▶ [WHAT TO PRODUCE]
Set down, exactly as written, the lines from the top of the data to the line that holds "5.43, 5.41, 5.40, 5.39, 5.39, 5.40, 5.41, 5.43]", and omit the pictures.

▶ [DATA TO PROCESS]
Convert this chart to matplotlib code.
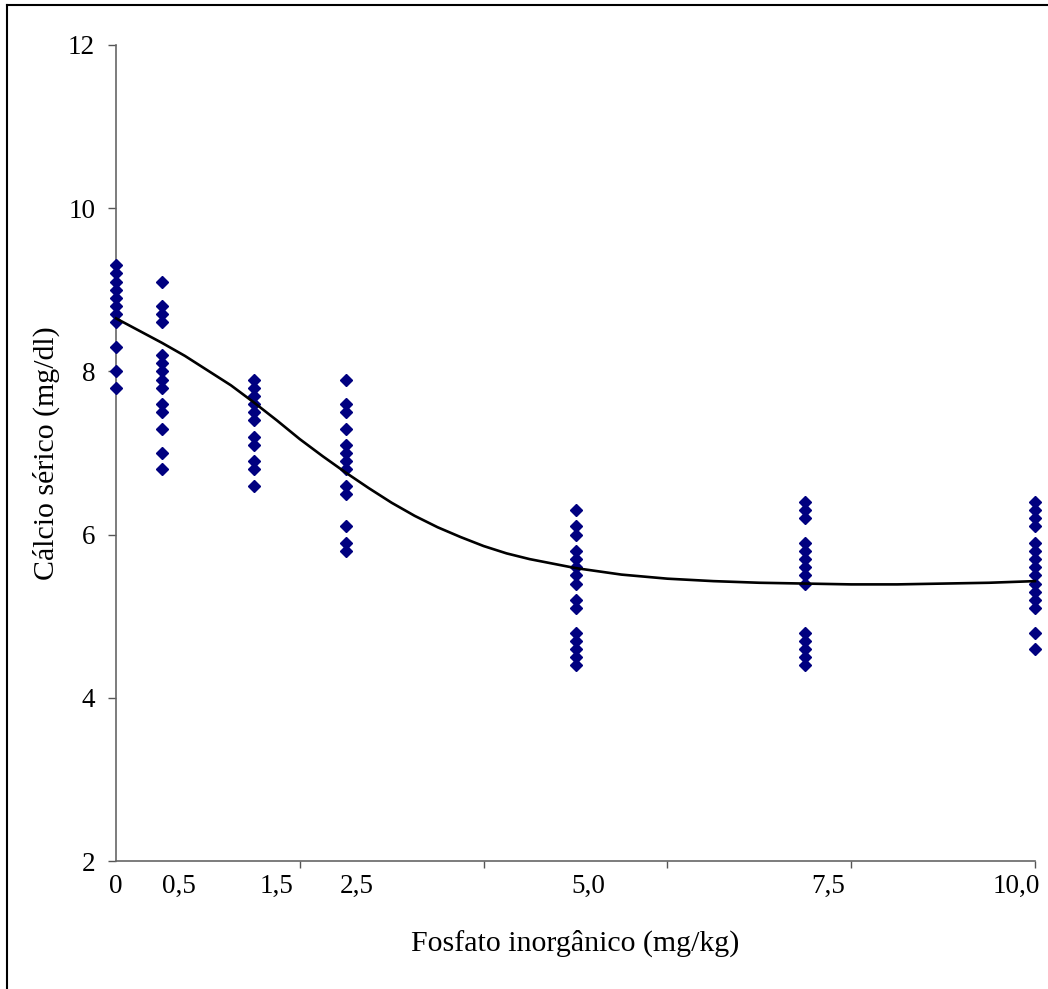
import matplotlib
matplotlib.use("Agg")
import matplotlib.pyplot as plt
from matplotlib.lines import Line2D

plt.rcParams["font.family"] = ["Liberation Serif", "DejaVu Serif"]

# dose groups (mg/kg) and serum calcium readings (mg/dl)
doses = [0, 0.5, 1.5, 2.5, 5.0, 7.5, 10.0]
calcium = [
    [9.3, 9.2, 9.1, 9.0, 8.9, 8.8, 8.7, 8.6, 8.3, 8.0, 7.8],
    [9.1, 8.8, 8.7, 8.6, 8.2, 8.1, 8.0, 7.9, 7.8, 7.6, 7.5, 7.3, 7.0, 6.8],
    [7.9, 7.8, 7.7, 7.6, 7.5, 7.4, 7.2, 7.1, 6.9, 6.8, 6.6],
    [7.9, 7.6, 7.5, 7.3, 7.1, 7.0, 6.9, 6.8, 6.6, 6.5, 6.1, 5.9, 5.8],
    [6.3, 6.1, 6.0, 5.8, 5.7, 5.6, 5.5, 5.4, 5.2, 5.1, 4.8, 4.7, 4.6, 4.5, 4.4],
    [6.4, 6.3, 6.2, 5.9, 5.8, 5.7, 5.6, 5.5, 5.4, 4.8, 4.7, 4.6, 4.5, 4.4],
    [6.4, 6.3, 6.2, 6.1, 5.9, 5.8, 5.7, 5.6, 5.5, 5.4, 5.3, 5.2, 5.1, 4.8, 4.6],
]

# trend curve
curve_x = [0, 0.25, 0.5, 0.75, 1.0, 1.25, 1.5, 1.75, 2.0, 2.25, 2.5, 2.75, 3.0,
           3.25, 3.5, 3.75, 4.0, 4.25, 4.5, 5.0, 5.5, 6.0, 6.5, 7.0, 7.5, 8.0,
           8.5, 9.0, 9.5, 10.0]
curve_y = [8.65, 8.50, 8.35, 8.19, 8.01, 7.83, 7.62, 7.40, 7.17, 6.96, 6.76,
           6.57, 6.39, 6.23, 6.09, 5.97, 5.86, 5.77, 5.70, 5.59, 5.51, 5.46,
           5.43, 5.41, 5.40, 5.39, 5.39, 5.40, 5.41, 5.43]

# x labels as they sit under the axis
xlabel_pos = [0, 0.68, 1.75, 2.62, 5.14, 7.75, 9.8]
xlabel_txt = ["0", "0,5", "1,5", "2,5", "5,0", "7,5", "10,0"]

fig = plt.figure(figsize=(10.48, 9.89), dpi=100)
ax = fig.add_axes([0.1107, 0.1294, 0.8769, 0.8251])

for d, vals in zip(doses, calcium):
    ax.plot([d] * len(vals), vals, linestyle="none", marker="D",
            markersize=6.6, color="#000080", clip_on=False, zorder=3)

ax.plot(curve_x, curve_y, color="black", linewidth=1.9, zorder=4, clip_on=False)

ax.set_xlim(0, 10)
ax.set_ylim(2, 12)
ax.set_yticks([2, 4, 6, 8, 10, 12])

ax.set_xticks(xlabel_pos)
ax.set_xticklabels(xlabel_txt)
ax.set_xticks([0, 2, 4, 6, 8, 10], minor=True)
ax.tick_params(axis="x", which="major", length=0, pad=9, labelsize=19.5)
ax.tick_params(axis="x", which="minor", length=5, width=1, color="#555555",
               direction="out")
ax.tick_params(axis="y", length=6, width=1, color="#555555", direction="out",
               pad=9, labelsize=19.5)

for side in ["top", "right"]:
    ax.spines[side].set_visible(False)
for side in ["left", "bottom"]:
    ax.spines[side].set_color("#666666")
    ax.spines[side].set_linewidth(1.2)

ax.set_xlabel("Fosfato inorgânico (mg/kg)", fontsize=21.5)
ax.set_ylabel("Cálcio sérico (mg/dl)", fontsize=21.5)
ax.xaxis.set_label_coords(0.5, -0.084)
ax.yaxis.set_label_coords(-0.061, 0.5)

# outer frame (left and top edges visible)
fig.add_artist(Line2D([7 / 1048, 7 / 1048], [0, 1 - 5 / 989],
                      transform=fig.transFigure, color="black", linewidth=1.5))
fig.add_artist(Line2D([7 / 1048, 1], [1 - 5 / 989, 1 - 5 / 989],
                      transform=fig.transFigure, color="black", linewidth=1.5))

fig.savefig("out.png", dpi=100)
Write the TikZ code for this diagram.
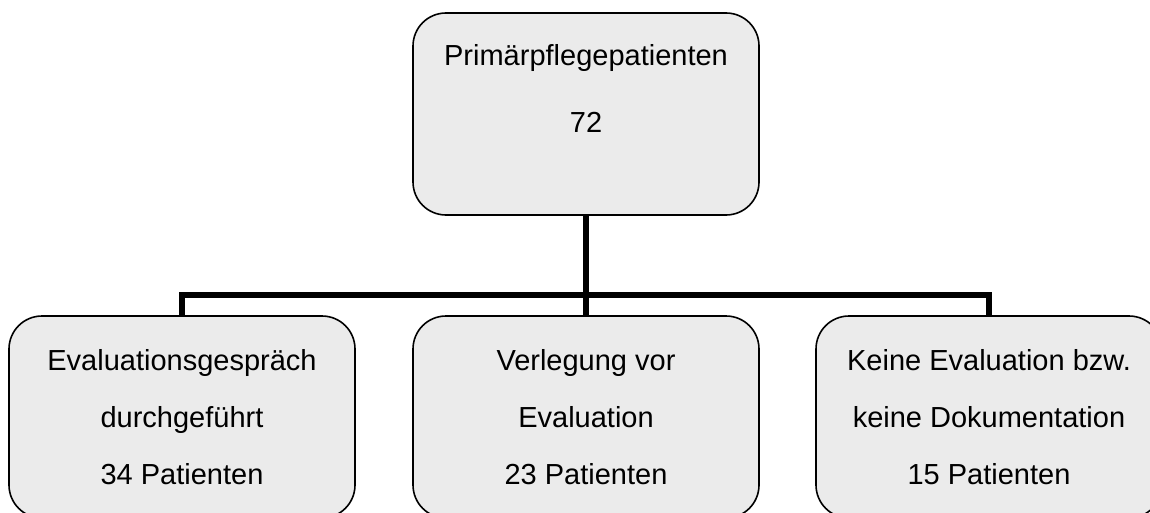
\documentclass[tikz,border=0pt]{standalone}
\usepackage{fontspec}
\setmainfont{Liberation Sans}
\usepackage{tikz}
\usetikzlibrary{positioning}
\colorlet{boxfill}{black!8!white}
\colorlet{boxline}{black}
\colorlet{conncol}{black}
\tikzset{every node/.style={font=\fontsize{29}{34}\selectfont}}
\tikzset{
  groupbox/.style={draw=boxline, fill=boxfill, line width=1.6pt, rounded corners=33pt,
    minimum width=346pt, minimum height=202pt, inner sep=0pt},
  linetext/.style={anchor=base, inner sep=0pt},
  conn/.style={draw=conncol, line width=6pt}
}

\begin{document}
\begin{tikzpicture}[x=1pt, y=-1pt]

  % Page frame (crops the lower boxes like the original).
  \clip (0,0) rectangle (1150,513);

  % Connectors (drawn first, boxes sit on top).
  \coordinate (split) at (586,295);

  % Boxes.
  \node[groupbox] (total) at (586,114) {};
  \node[groupbox] (done)  at (182,417) {};
  \node[groupbox] (moved) at (586,417) {};
  \node[groupbox] (none)  at (989,417) {};

  \draw[conn] (total.south) -- (split);
  \draw[conn] (split) -| (done.north);
  \draw[conn] (split) -| (none.north);
  \draw[conn] (split) -- (moved.north);

  % Top box text.
  \node[linetext] (totalA) at ([yshift=-53pt]total.north) {Primärpflegepatienten};
  \node[linetext] (totalB) at ([yshift=-120pt]total.north) {72};

  % Lower box texts.
  \node[linetext] (doneA) at ([yshift=-55pt]done.north) {Evaluationsgespräch};
  \node[linetext] (doneB) at ([yshift=-112pt]done.north) {durchgeführt};
  \node[linetext] (doneC) at ([yshift=-169pt]done.north) {34 Patienten};

  \node[linetext] (movedA) at ([yshift=-55pt]moved.north) {Verlegung vor};
  \node[linetext] (movedB) at ([yshift=-112pt]moved.north) {Evaluation};
  \node[linetext] (movedC) at ([yshift=-169pt]moved.north) {23 Patienten};

  \node[linetext] (noneA) at ([yshift=-55pt]none.north) {Keine Evaluation bzw.};
  \node[linetext] (noneB) at ([yshift=-112pt]none.north) {keine Dokumentation};
  \node[linetext] (noneC) at ([yshift=-169pt]none.north) {15 Patienten};

\end{tikzpicture}
\end{document}
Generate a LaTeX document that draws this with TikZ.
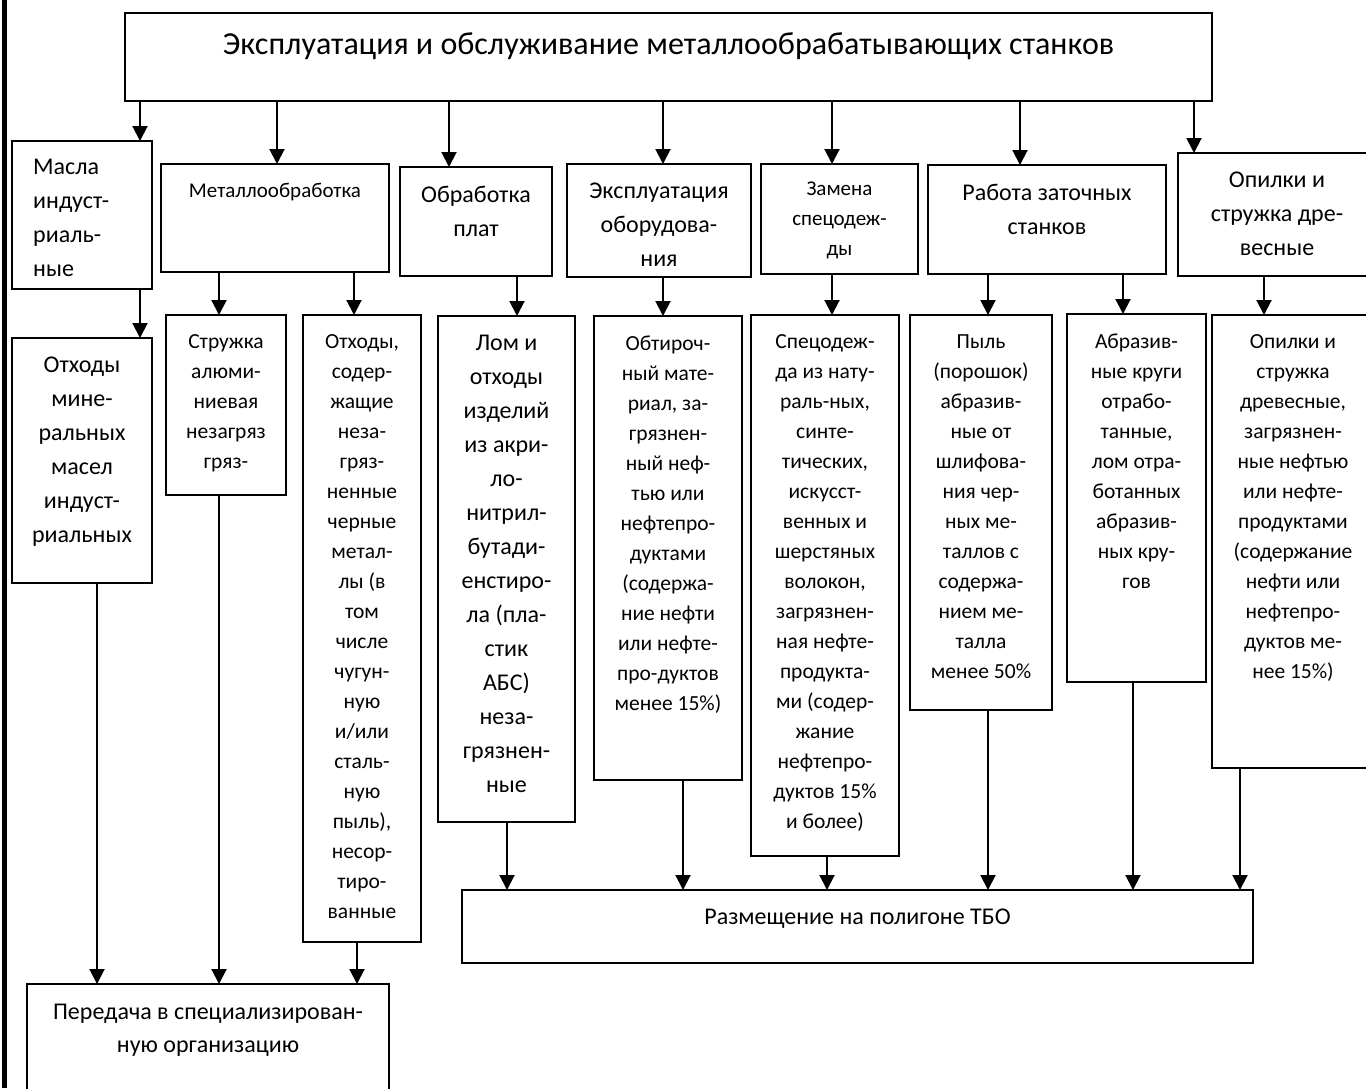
\documentclass[tikz,border=0pt]{standalone}
\usepackage{fontspec}
\setmainfont{Carlito}
\usetikzlibrary{arrows.meta,positioning}

\begin{document}
\begin{tikzpicture}[x=1pt, y=-1pt,
  box/.style={draw, line width=1.7pt, anchor=north west, inner sep=0pt, outer sep=0pt},
  txt/.style={align=center, inner sep=0pt, anchor=north},
  fbig/.style={font=\fontsize{24}{34}\selectfont},
  fsmall/.style={font=\fontsize{21}{30}\selectfont},
  flow/.style={font=\fontsize{21.5}{30}\selectfont},
  arr/.style={-{Triangle[width=15pt,length=15pt]}, line width=2pt}]
\clip (0,0) rectangle (1366,1088);
\fill[white] (0,0) rectangle (1366,1088);
\fill[black] (2,0) rectangle (7,1088);
% ---------- top box ----------
\node[box, minimum width=1087pt, minimum height=88pt] (top) at (125,13) {};
\node[txt, font=\fontsize{32}{40}\selectfont, below=20pt of top.north] (toptxt)
  {Эксплуатация и обслуживание металлообрабатывающих станков};
% ---------- row 1 ----------
\node[box, minimum width=140pt, minimum height=148pt] (masla) at (12,141) {};
\node[txt, fbig, align=left, anchor=north west] (maslatxt) at (33,159)
  {Масла\\индуст-\\риаль-\\ные};
\node[box, minimum width=228pt, minimum height=108pt] (metal) at (161,164) {};
\node[txt, fsmall, below=19pt of metal.north] (metaltxt) {Металлообработка};
\node[box, minimum width=152pt, minimum height=109pt] (plat) at (400,167) {};
\node[txt, fbig, below=18.5pt of plat.north] (plattxt) {Обработка\\плат};
\node[box, minimum width=184pt, minimum height=113pt] (ekspl) at (567,164) {};
\node[txt, fbig, below=18.5pt of ekspl.north] (ekspltxt) {Эксплуатация\\оборудова-\\ния};
\node[box, minimum width=157pt, minimum height=110pt] (zamena) at (761,164) {};
\node[txt, fsmall, below=18pt of zamena.north] (zamenatxt) {Замена\\спецодеж-\\ды};
\node[box, minimum width=238pt, minimum height=109pt] (rabota) at (928,165) {};
\node[txt, fbig, below=18.5pt of rabota.north] (rabotatxt) {Работа заточных\\станков};
\node[box, minimum width=198pt, minimum height=123pt] (opil) at (1178,153) {};
\node[txt, fbig, below=18.5pt of opil.north] (opiltxt) {Опилки и\\стружка дре-\\весные};
% ---------- row 2 ----------
\node[box, minimum width=140pt, minimum height=245pt] (minmas) at (12,338) {};
\node[txt, fbig, below=18.5pt of minmas.north] (minmastxt)
  {Отходы\\мине-\\ральных\\масел\\индуст-\\риальных};
\node[box, minimum width=120pt, minimum height=180pt] (struzh) at (166,315) {};
\node[txt, flow, below=19.5pt of struzh.north] (struzhtxt)
  {Стружка\\алюми-\\ниевая\\незагряз\\гряз-};
\node[box, minimum width=118pt, minimum height=627pt] (chern) at (303,315) {};
\node[txt, flow, below=19.5pt of chern.north] (cherntxt)
  {Отходы,\\содер-\\жащие\\неза-\\гряз-\\ненные\\черные\\метал-\\лы (в\\том\\числе\\чугун-\\ную\\и/или\\сталь-\\ную\\пыль),\\несор-\\тиро-\\ванные};
\node[box, minimum width=137pt, minimum height=506pt] (lom) at (438,316) {};
\node[txt, fbig, below=18.5pt of lom.north] (lomtxt)
  {Лом и\\отходы\\изделий\\из акри-\\ло-\\нитрил-\\бутади-\\енстиро-\\ла (пла-\\стик\\АБС)\\неза-\\грязнен-\\ные};
\node[box, minimum width=148pt, minimum height=464pt] (obtir) at (594,316) {};
\node[txt, flow, below=19.5pt of obtir.north] (obtirtxt)
  {Обтироч-\\ный мате-\\риал, за-\\грязнен-\\ный неф-\\тью или\\нефтепро-\\дуктами\\(содержа-\\ние нефти\\или нефте-\\про-дуктов\\менее 15\%)};
\node[box, minimum width=148pt, minimum height=541pt] (specod) at (751,315) {};
\node[txt, flow, below=19.5pt of specod.north] (specodtxt)
  {Спецодеж-\\да из нату-\\раль-ных,\\синте-\\тических,\\искусст-\\венных и\\шерстяных\\волокон,\\загрязнен-\\ная нефте-\\продукта-\\ми (содер-\\жание\\нефтепро-\\дуктов 15\%\\и более)};
\node[box, minimum width=142pt, minimum height=395pt] (pyl) at (910,315) {};
\node[txt, flow, below=19.5pt of pyl.north] (pyltxt)
  {Пыль\\(порошок)\\абразив-\\ные от\\шлифова-\\ния чер-\\ных ме-\\таллов с\\содержа-\\нием ме-\\талла\\менее 50\%};
\node[box, minimum width=139pt, minimum height=368pt] (abraz) at (1067,314) {};
\node[txt, flow, below=19.5pt of abraz.north] (abraztxt)
  {Абразив-\\ные круги\\отрабо-\\танные,\\лом отра-\\ботанных\\абразив-\\ных кру-\\гов};
\node[box, minimum width=162pt, minimum height=453pt] (drev) at (1212,315) {};
\node[txt, flow, below=19.5pt of drev.north] (drevtxt)
  {Опилки и\\стружка\\древесные,\\загрязнен-\\ные нефтью\\или нефте-\\продуктами\\(содержание\\нефти или\\нефтепро-\\дуктов ме-\\нее 15\%)};
% ---------- bottom ----------
\node[box, minimum width=791pt, minimum height=73pt] (razm) at (462,890) {};
\node[txt, fbig, below=19pt of razm.north] (razmtxt) {Размещение на полигоне ТБО};
\node[box, minimum width=362pt, minimum height=130pt] (pered) at (27,984) {};
\node[txt, font=\fontsize{24}{33}\selectfont, below=19.5pt of pered.north] (peredtxt)
  {Передача в специализирован-\\ную организацию};
% ---------- arrows ----------
\draw[arr] (top.south -| 140,0) -- (masla.north -| 140,0);
\draw[arr] (top.south -| 277,0) -- (metal.north -| 277,0);
\draw[arr] (top.south -| 449,0) -- (plat.north -| 449,0);
\draw[arr] (top.south -| 663,0) -- (ekspl.north -| 663,0);
\draw[arr] (top.south -| 832,0) -- (zamena.north -| 832,0);
\draw[arr] (top.south -| 1020,0) -- (rabota.north -| 1020,0);
\draw[arr] (top.south -| 1194,0) -- (opil.north -| 1194,0);
\draw[arr] (masla.south -| 140,0) -- (minmas.north -| 140,0);
\draw[arr] (metal.south -| 219,0) -- (struzh.north -| 219,0);
\draw[arr] (metal.south -| 354,0) -- (chern.north -| 354,0);
\draw[arr] (plat.south -| 517,0) -- (lom.north -| 517,0);
\draw[arr] (ekspl.south -| 663,0) -- (obtir.north -| 663,0);
\draw[arr] (zamena.south -| 832,0) -- (specod.north -| 832,0);
\draw[arr] (rabota.south -| 988,0) -- (pyl.north -| 988,0);
\draw[arr] (rabota.south -| 1123,0) -- (abraz.north -| 1123,0);
\draw[arr] (opil.south -| 1264,0) -- (drev.north -| 1264,0);
\draw[arr] (minmas.south -| 97,0) -- (pered.north -| 97,0);
\draw[arr] (struzh.south -| 219,0) -- (pered.north -| 219,0);
\draw[arr] (chern.south -| 357,0) -- (pered.north -| 357,0);
\draw[arr] (lom.south -| 507,0) -- (razm.north -| 507,0);
\draw[arr] (obtir.south -| 683,0) -- (razm.north -| 683,0);
\draw[arr] (specod.south -| 827,0) -- (razm.north -| 827,0);
\draw[arr] (pyl.south -| 988,0) -- (razm.north -| 988,0);
\draw[arr] (abraz.south -| 1133,0) -- (razm.north -| 1133,0);
\draw[arr] (drev.south -| 1240,0) -- (razm.north -| 1240,0);
\end{tikzpicture}
\end{document}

▶ [FULL OUTPUT]
Convert this chart to matplotlib code.
import matplotlib
matplotlib.use("Agg")
import matplotlib.pyplot as plt
from matplotlib.lines import Line2D

plt.rcParams["font.family"] = ["Liberation Serif", "DejaVu Serif"]

# dose groups (mg/kg) and serum calcium readings (mg/dl)
doses = [0, 0.5, 1.5, 2.5, 5.0, 7.5, 10.0]
calcium = [
    [9.3, 9.2, 9.1, 9.0, 8.9, 8.8, 8.7, 8.6, 8.3, 8.0, 7.8],
    [9.1, 8.8, 8.7, 8.6, 8.2, 8.1, 8.0, 7.9, 7.8, 7.6, 7.5, 7.3, 7.0, 6.8],
    [7.9, 7.8, 7.7, 7.6, 7.5, 7.4, 7.2, 7.1, 6.9, 6.8, 6.6],
    [7.9, 7.6, 7.5, 7.3, 7.1, 7.0, 6.9, 6.8, 6.6, 6.5, 6.1, 5.9, 5.8],
    [6.3, 6.1, 6.0, 5.8, 5.7, 5.6, 5.5, 5.4, 5.2, 5.1, 4.8, 4.7, 4.6, 4.5, 4.4],
    [6.4, 6.3, 6.2, 5.9, 5.8, 5.7, 5.6, 5.5, 5.4, 4.8, 4.7, 4.6, 4.5, 4.4],
    [6.4, 6.3, 6.2, 6.1, 5.9, 5.8, 5.7, 5.6, 5.5, 5.4, 5.3, 5.2, 5.1, 4.8, 4.6],
]

# trend curve
curve_x = [0, 0.25, 0.5, 0.75, 1.0, 1.25, 1.5, 1.75, 2.0, 2.25, 2.5, 2.75, 3.0,
           3.25, 3.5, 3.75, 4.0, 4.25, 4.5, 5.0, 5.5, 6.0, 6.5, 7.0, 7.5, 8.0,
           8.5, 9.0, 9.5, 10.0]
curve_y = [8.65, 8.50, 8.35, 8.19, 8.01, 7.83, 7.62, 7.40, 7.17, 6.96, 6.76,
           6.57, 6.39, 6.23, 6.09, 5.97, 5.86, 5.77, 5.70, 5.59, 5.51, 5.46,
           5.43, 5.41, 5.40, 5.39, 5.39, 5.40, 5.41, 5.43]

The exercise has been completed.